I had the incredible opportunity to go to a writer’s retreat
at the Pelee Island book house.
It’s a beach house on a pretty remote island in Lake Erie in Canada-land. I learned a
ton, wrote a bunch, and have some writerly wisdom to pass on. Or basically, you
can learn from the things I did…while not precisely wrong, certainly things I
could’ve done better.
A writer’s retreat is an awesome step away from the day to
day grind. The Pelee Island one was my third retreat over the last few years. A
week spent talking with a small group of other writers, in various places with
their career and their craft. This particular retreat was uber special because
of the included workshop.
The time was awesome, but probably the best was
getting an opportunity to spend nearly two whole days listening, learning and
asking questions of Chuck Wendig. If you don’t know Chuck, just stop right here
and go to his blog. Read a
post about writing advice and come back so you can have a full appreciation
about the incredible opportunity this retreat represented, on all levels.
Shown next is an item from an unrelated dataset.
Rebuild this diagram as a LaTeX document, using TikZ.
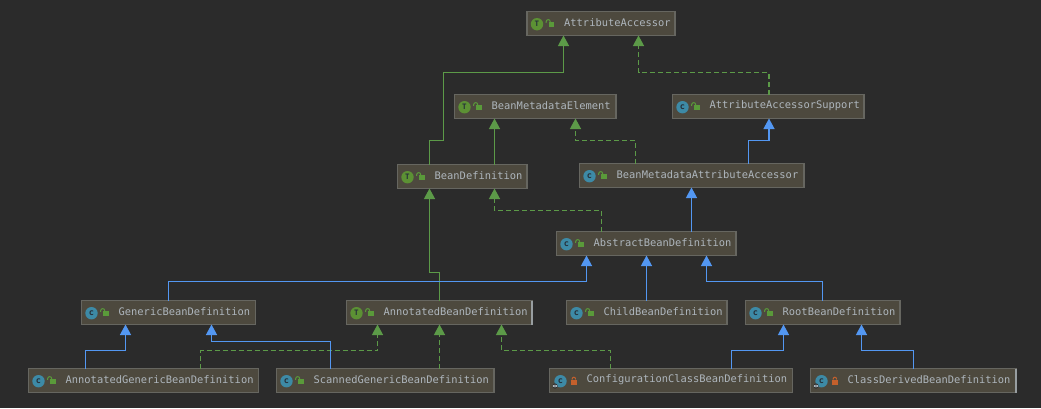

I went with vaguely large aspirations about what it was that
I was going to accomplish on this retreat. I mean, it was a whole week. And if I had nothing ostensibly to
do other than write? I mean, that’s got to be, what, at least 20k words, right?
Nope. In fact, as I write this, it’s Thursday. The retreat
goes from Monday to Sunday. It’s Thursday and writing this blog post is the
most typing I’ve done so far.
Don’t get me wrong, I did spend a good amount of time
rereading the first book of my series, which honestly wasn’t even on the radar
for the week at all. Nope, it was supposed to be the second book getting revised and maybe the third book getting
written. 20k words is so…many…words. It’s nearly a novella. And I have written
nothing so far, except this blog post. More about that in a later post.
What, you may be asking, am I doing, if I’m not
writing? Well. Talking, eating, sleeping, learning, reading, pondering,
watching birds, looking for snakes (strictly to avoid snakes). It’s a pretty
primitive island, so driving around in a purple Challenger is pretty, um,
ostentatious? I’m pretty sure they thought I was someone famous. Anyway. These
are the things I’ve been doing. In fairness, when Chuck was here, it was a no
contest kind of thing. And he got here Monday late afternoon and left Wednesday
afternoon. So there were a couple days that were spent in a lets-learn-craft-and-become-better-writers mode! Important things, that may make the writing
time at home all that much more fruitful.
I learned so much. So much that a single blog post would
feel reductive. So, let it suffice to say, there will be more words coming out
of the Pelee Island book retreat, if only in blog post format.